# start of DATASET EXCERPT

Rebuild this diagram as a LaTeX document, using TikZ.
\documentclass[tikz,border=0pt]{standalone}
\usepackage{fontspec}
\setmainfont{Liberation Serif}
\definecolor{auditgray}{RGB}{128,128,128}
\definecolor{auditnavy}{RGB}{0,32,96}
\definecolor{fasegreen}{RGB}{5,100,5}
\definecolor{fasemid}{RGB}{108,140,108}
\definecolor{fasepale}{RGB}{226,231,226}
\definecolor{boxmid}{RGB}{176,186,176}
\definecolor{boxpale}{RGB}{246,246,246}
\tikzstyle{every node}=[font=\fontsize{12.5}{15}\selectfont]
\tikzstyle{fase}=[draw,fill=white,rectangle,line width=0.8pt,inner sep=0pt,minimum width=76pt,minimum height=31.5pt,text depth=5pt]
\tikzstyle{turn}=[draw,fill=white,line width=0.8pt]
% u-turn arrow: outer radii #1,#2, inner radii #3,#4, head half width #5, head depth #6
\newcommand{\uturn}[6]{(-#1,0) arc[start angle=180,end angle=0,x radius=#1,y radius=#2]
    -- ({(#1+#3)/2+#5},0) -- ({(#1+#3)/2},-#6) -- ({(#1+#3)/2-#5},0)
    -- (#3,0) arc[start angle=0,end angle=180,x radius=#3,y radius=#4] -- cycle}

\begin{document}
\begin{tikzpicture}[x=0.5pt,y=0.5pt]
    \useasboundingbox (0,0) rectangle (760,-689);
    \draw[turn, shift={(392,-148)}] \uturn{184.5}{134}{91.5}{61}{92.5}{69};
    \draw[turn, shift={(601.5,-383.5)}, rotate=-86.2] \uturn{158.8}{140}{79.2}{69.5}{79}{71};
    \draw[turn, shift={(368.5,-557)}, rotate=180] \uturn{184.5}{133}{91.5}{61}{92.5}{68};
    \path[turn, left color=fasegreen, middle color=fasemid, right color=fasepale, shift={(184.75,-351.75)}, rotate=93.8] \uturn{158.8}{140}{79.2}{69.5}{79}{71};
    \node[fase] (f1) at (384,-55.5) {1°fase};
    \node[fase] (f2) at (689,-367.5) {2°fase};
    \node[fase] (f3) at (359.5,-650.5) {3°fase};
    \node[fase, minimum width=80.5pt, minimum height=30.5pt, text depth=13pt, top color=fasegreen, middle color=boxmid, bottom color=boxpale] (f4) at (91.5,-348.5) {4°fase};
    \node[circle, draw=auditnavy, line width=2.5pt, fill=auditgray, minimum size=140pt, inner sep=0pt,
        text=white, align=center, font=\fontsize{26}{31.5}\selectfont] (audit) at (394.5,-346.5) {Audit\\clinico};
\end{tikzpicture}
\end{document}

# end of DATASET EXCERPT

TASK INSTRUCTIONS - Write out a verbatim copy of the data, beginning with its first line and ending with the line that contains "-- (#3,0) arc[start".

WRITTEN REPLY -
Rebuild this diagram as a LaTeX document, using TikZ.
\documentclass[tikz,border=0pt]{standalone}
\usepackage{fontspec}
\setmainfont{Liberation Serif}
\definecolor{auditgray}{RGB}{128,128,128}
\definecolor{auditnavy}{RGB}{0,32,96}
\definecolor{fasegreen}{RGB}{5,100,5}
\definecolor{fasemid}{RGB}{108,140,108}
\definecolor{fasepale}{RGB}{226,231,226}
\definecolor{boxmid}{RGB}{176,186,176}
\definecolor{boxpale}{RGB}{246,246,246}
\tikzstyle{every node}=[font=\fontsize{12.5}{15}\selectfont]
\tikzstyle{fase}=[draw,fill=white,rectangle,line width=0.8pt,inner sep=0pt,minimum width=76pt,minimum height=31.5pt,text depth=5pt]
\tikzstyle{turn}=[draw,fill=white,line width=0.8pt]
% u-turn arrow: outer radii #1,#2, inner radii #3,#4, head half width #5, head depth #6
\newcommand{\uturn}[6]{(-#1,0) arc[start angle=180,end angle=0,x radius=#1,y radius=#2]
    -- ({(#1+#3)/2+#5},0) -- ({(#1+#3)/2},-#6) -- ({(#1+#3)/2-#5},0)
    -- (#3,0) arc[start angle=0,end angle=180,x radius=#3,y radius=#4] -- cycle}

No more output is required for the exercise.